Volume 7, Issue 3, May-June 2003
The Latest Industry News
Southwall Annouces Overall Decline for 2002
Southwall Technologies Inc. of Palo Alto, Calif., has announced its fourth-quarter and fiscal year 2002 results. An overall decline in revenue with net losses across the board, company president and chief executive officer Thomas G. Hood expressed his dissatisfaction with the yearly numbers, stating, “We are not pleased with the overall results of the fourth quarter and the fiscal year.
“In addition to disappointing revenues, factors impacting our fourth-quarter operating performance included products claims and returns, higher than expected freight charges resulting from our efforts to mitigate the effects from the West Coast dock strike; and our limited ability to absorb fixed manufacturing costs,” said Hood.
Revenues for the fourth quarter of 2002 were $13.5 million, down 34.1 percent from the $20.5 million recorded for the fourth quarter of 2001. Net loss for the fourth quarter of 2002 was $6.9 million, or 55 cents per share, compared with a net income of $2.2 million, or 25 cents per diluted share, for the comparable quarter last year.
Full-year net revenues of $68.8 million showed a decline of $14.2 million from the $83.0 million achieved in 2001. The company attributes the annual revenue decrease chiefly to a significant decline in sales of its solar- control film products for the automotive industry in Europe. Sales of solar-control film for the commercial and residential architectural glass markets as well as anti-reflective film for electronic display markets and were also down slightly in 2002.
“Our priority goals for 2003 are to restore profitability as quickly as possible, to generate positive cash flow on a quarterly basis and to secure a credit facility for the company.
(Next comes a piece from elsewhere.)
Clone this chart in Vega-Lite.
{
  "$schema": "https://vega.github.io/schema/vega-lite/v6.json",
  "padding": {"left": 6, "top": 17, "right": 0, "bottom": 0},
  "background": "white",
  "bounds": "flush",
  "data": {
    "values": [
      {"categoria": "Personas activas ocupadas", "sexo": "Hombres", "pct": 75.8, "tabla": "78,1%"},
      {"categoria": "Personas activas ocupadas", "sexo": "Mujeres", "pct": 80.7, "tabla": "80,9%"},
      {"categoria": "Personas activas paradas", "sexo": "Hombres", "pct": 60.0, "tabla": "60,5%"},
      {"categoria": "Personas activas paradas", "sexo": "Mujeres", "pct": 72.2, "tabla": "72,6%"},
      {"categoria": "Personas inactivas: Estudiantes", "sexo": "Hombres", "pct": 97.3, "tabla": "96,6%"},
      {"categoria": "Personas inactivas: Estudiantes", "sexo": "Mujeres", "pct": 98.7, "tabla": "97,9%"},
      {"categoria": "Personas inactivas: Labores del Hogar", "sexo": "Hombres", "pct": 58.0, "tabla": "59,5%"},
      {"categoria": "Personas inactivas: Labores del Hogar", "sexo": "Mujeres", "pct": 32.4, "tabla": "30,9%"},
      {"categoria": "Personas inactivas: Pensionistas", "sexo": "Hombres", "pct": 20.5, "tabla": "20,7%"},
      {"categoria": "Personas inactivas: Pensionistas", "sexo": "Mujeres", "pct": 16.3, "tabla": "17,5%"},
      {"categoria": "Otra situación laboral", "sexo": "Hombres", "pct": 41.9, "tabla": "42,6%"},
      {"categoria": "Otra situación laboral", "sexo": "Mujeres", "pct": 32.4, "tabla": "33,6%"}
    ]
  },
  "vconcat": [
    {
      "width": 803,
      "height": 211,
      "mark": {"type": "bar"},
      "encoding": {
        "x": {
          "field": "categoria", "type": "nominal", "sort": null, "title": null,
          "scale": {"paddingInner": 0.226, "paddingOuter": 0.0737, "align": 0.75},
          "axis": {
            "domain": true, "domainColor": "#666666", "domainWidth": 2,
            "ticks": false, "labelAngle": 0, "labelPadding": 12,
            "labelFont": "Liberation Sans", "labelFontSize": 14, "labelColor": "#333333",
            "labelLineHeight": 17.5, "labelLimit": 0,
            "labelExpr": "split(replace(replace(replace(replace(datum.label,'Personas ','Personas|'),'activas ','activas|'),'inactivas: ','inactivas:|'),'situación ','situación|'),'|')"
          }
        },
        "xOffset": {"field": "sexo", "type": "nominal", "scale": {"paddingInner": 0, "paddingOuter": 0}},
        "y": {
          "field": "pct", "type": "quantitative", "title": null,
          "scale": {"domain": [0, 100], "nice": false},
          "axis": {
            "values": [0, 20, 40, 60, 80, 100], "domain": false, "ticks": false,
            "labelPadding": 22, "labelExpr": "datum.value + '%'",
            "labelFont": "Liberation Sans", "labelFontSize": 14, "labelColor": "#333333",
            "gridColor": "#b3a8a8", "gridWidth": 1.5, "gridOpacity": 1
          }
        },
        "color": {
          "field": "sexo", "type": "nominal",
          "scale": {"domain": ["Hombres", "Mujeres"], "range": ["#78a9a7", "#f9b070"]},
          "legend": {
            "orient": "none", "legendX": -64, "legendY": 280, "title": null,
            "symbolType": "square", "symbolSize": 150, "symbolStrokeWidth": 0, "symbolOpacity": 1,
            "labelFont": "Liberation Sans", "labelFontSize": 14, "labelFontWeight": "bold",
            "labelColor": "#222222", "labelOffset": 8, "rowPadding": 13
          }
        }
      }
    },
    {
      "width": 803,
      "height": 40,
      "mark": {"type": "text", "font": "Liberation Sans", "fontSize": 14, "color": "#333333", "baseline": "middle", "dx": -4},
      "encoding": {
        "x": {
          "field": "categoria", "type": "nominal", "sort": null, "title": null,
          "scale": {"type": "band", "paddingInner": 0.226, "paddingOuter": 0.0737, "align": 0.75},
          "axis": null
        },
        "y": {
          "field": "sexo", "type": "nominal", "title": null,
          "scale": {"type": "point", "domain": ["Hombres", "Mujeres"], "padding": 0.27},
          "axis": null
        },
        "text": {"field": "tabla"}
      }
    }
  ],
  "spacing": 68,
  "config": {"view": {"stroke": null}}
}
In addition, we plan to implement our new enterprise resource planning system and to increase the focus and effectiveness of our sales, marketing and engineering functions and align them more closely with our customers and target markets,” said Hood.
Dates Announced For IWFE 2004
The 5th Annual International Window Film Conference and Exposition™ (IWFE) will be held March 4-6, 2004, in Fort Lauderdale, Fla., at the Radisson Bahia Mar Beach Resort.
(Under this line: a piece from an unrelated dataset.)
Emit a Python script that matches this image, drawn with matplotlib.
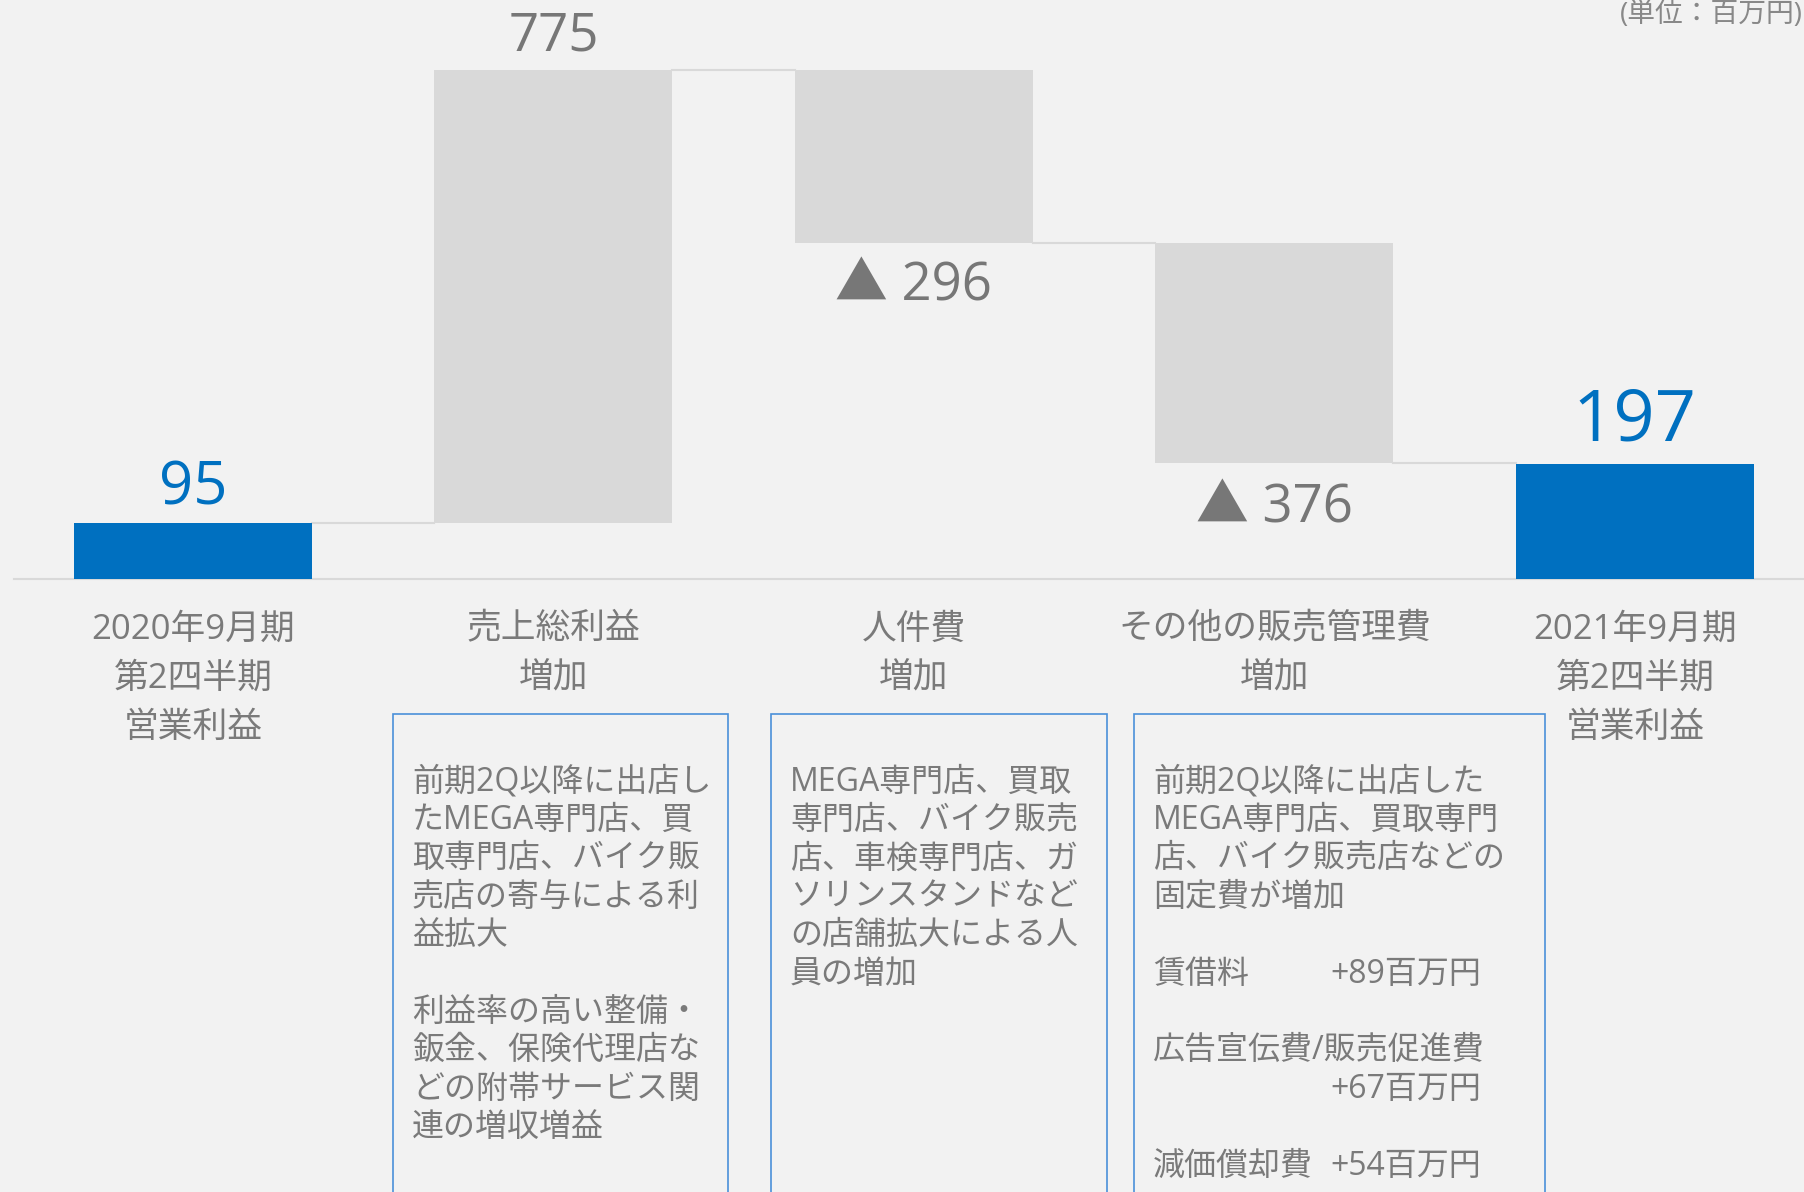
import matplotlib
matplotlib.use("Agg")
import matplotlib.pyplot as plt
import matplotlib.transforms as mtransforms
from matplotlib.patches import Rectangle

plt.rcParams['font.family'] = ['Open Sans', 'Noto Sans CJK JP', 'DejaVu Sans']

# --- data ---
categories = ["2020年9月期\n第2四半期\n営業利益", "売上総利益\n増加", "人件費\n増加",
              "その他の販売管理費\n増加", "2021年9月期\n第2四半期\n営業利益"]
values = [95, 775, -296, -376, 197]
is_total = [True, False, False, False, True]
value_labels = ["95", "775", "▲ 296", "▲ 376", "197"]
unit_label = "(単位：百万円)"

box1_lines = ["前期2Q以降に出店し", "たMEGA専門店、買", "取専門店、バイク販", "売店の寄与による利",
              "益拡大", "", "利益率の高い整備・", "鈑金、保険代理店な", "どの附帯サービス関",
              "連の増収増益"]
box2_lines = ["MEGA専門店、買取", "専門店、バイク販売", "店、車検専門店、ガ", "ソリンスタンドなど",
              "の店舗拡大による人", "員の増加"]
box3_lines = [("前期2Q以降に出店した", ""), ("MEGA専門店、買取専門", ""), ("店、バイク販売店などの", ""),
              ("固定費が増加", ""), ("", ""), ("賃借料", "+89百万円"), ("", ""),
              ("広告宣伝費/販売促進費", ""), ("", "+67百万円"), ("", ""), ("減価償却費", "+54百万円")]

BG = "#f2f2f2"
BLUE = "#0070c0"
GRAY_BAR = "#d9d9d9"
TXT = "#7a7a7a"
W, H = 1804, 1192

fig = plt.figure(figsize=(W / 100, H / 100), dpi=100, facecolor=BG)
ax = fig.add_axes([0, 0, 1, 1])
ax.set_facecolor(BG)
ax.set_xlim(-0.535, 4.469)
ax.set_ylim(-1048, 990)
ax.axis("off")

def fx(px):
    return px / W

def fy(py):
    return 1 - py / H

# waterfall bars
bw = 0.66
running = 0
tops = []
for i, (v, tot) in enumerate(zip(values, is_total)):
    if tot:
        bottom, height = 0, v
        running = v
        color = BLUE
    else:
        start = running
        running = running + v
        bottom, height = min(start, running), abs(v)
        color = GRAY_BAR
    ax.bar(i, height, bottom=bottom, width=bw, color=color, zorder=2)
    tops.append((bottom, bottom + height))

# connectors
running = 0
for i, v in enumerate(values[:-1]):
    running = v if is_total[i] else running + v
    ax.plot([i + bw / 2, i + 1 - bw / 2], [running, running], color=GRAY_BAR, lw=1.5, zorder=1)

ax.axhline(0, xmin=fx(14), xmax=1, color=GRAY_BAR, lw=1.5, zorder=1)

# value labels
label_sizes = [43, 38, 38, 38, 52]
label_offsets = [35, 33, 43, 46, 42]
for i, (lab, v) in enumerate(zip(value_labels, values)):
    lo, hi = tops[i]
    color = BLUE if is_total[i] else "#777777"
    if v >= 0:
        ax.annotate(lab, (i, hi), xytext=(0, label_offsets[i] * 0.72), textcoords="offset points",
                    ha="center", va="center", fontsize=label_sizes[i], color=color)
    else:
        ax.annotate(lab, (i, lo), xytext=(0, -label_offsets[i] * 0.72), textcoords="offset points",
                    ha="center", va="center", fontsize=label_sizes[i], color=color)

# category labels
trans = mtransforms.blended_transform_factory(ax.transData, fig.transFigure)
for i, cat in enumerate(categories):
    for j, line in enumerate(cat.split("\n")):
        ax.text(i, fy(629.5 + j * 49), line, transform=trans, ha="center", va="center",
                fontsize=25, color=TXT)

# text boxes
boxes = [(393, 728), (771, 1107), (1134, 1545)]
for x0, x1 in boxes:
    fig.patches.append(Rectangle((fx(x0), fy(1250)), fx(x1 - x0), (1250 - 714) / H,
                                 transform=fig.transFigure, fill=False,
                                 edgecolor="#4a90d9", lw=1.2))

lh = 38.4
y0 = 782
for lines, tx in [(box1_lines, 412), (box2_lines, 790)]:
    for j, line in enumerate(lines):
        fig.text(fx(tx), fy(y0 + j * lh), line, ha="left", va="center", fontsize=23, color=TXT)
for j, (left, right) in enumerate(box3_lines):
    if left:
        fig.text(fx(1153), fy(y0 + j * lh), left, ha="left", va="center", fontsize=23, color=TXT)
    if right:
        fig.text(fx(1481), fy(y0 + j * lh), right, ha="right", va="center", fontsize=23, color=TXT)

fig.text(fx(1803), fy(15), unit_label, ha="right", va="center", fontsize=20, color="#888888")

fig.savefig("out.png", dpi=100, facecolor=BG)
For the past four years, the IWFE has attracted participants from all over the United States and a number of countries and allows owners, customer representatives and others involved in the window film industry to participate in educational seminars, workshops, exhibitions and social events. This event is co-sponsored by the International Window Film Association and Window Film magazine.
The 2004 IWFE also means it’s time for the third annual International Window Film Tint-Off. The contest gives the world’s best automotive applicators the opportunity to demonstrate their ability to tint efficiently and correctly. The contestants are judged on the cleanliness of the application and car as well as the quality of their work. Thirteen countries have been represented previously by tinters competing for a trophy, customized leather jacket, cash prize and rights to the title, “World’s Best Tinter.”
Texas House Debates S.B. 345
Senate Bill 345 is in the process of being moved through the Texas state legislature. Introduced by Sen. Ogden, the bill would change the state’s film law to a net law that would combine the light transmission of the tint with the manufactured tinted window. The combined net total of light transmission allowed under the proposed bill would be 25 percent, which when applied to a windshield with a factory glass VLT of 70 percent, would mean that only the addition of films in the 50-percent range would classify as legal when applied to the manufacturer-tinted lites. The proposed amendment is 15-percent more restrictive for the front sidelites than current Texas legislation.
The bill would also require the rear sidelites to comply with the 35-percent standard and would prohibit darker film on the backlites of SUVs unless factory-tinted by the manufacturer. In addition, the bill will revoke the exclusion of pre-1988 vehicles from subjection to the new laws and blue would become a prohibited color. At press time, the bill had been received in the House from the Senate and was referred to the transportation committee.
AIMCAL Recognizes Toray and Bekaert
In the Association of Industrial Metallizers, Coaters and Lamin-ators’ (AIMCAL’s) product of the year division, Bekaert Specialty Films of San Diego was awarded a technical award in the industrial category for its part in creating the SpeedStack7 laminated, multi-use, tear-off visor system from Racing Optics of San Clemente, Calif.
The visor cover was constructed of a laminated stack of optical-grade Mylar polyester film from DuPont Co., of Wilmington, Del. The stackable layers of 2-millimeter polyester/0.1-millimeter adhesive film enable users to peel off a layer as it becomes scratched or dirty during racing, surgery, industrial cleaning and painting, dental procedures or shot basting.
“Maintaining film and adhesive characteristics to preserve optical characteristics is pretty incredible,” said the judges.
In addition, Toray Plastics (America) Inc. of North Kingstown, R.I., was a finalist in the material category of the Technology of the Year Award presented at the group’s winter management meeting. Toray was recognized for its LumBrite U6E polyester film, which the company says is the first directly embossable polyester for holographic applications.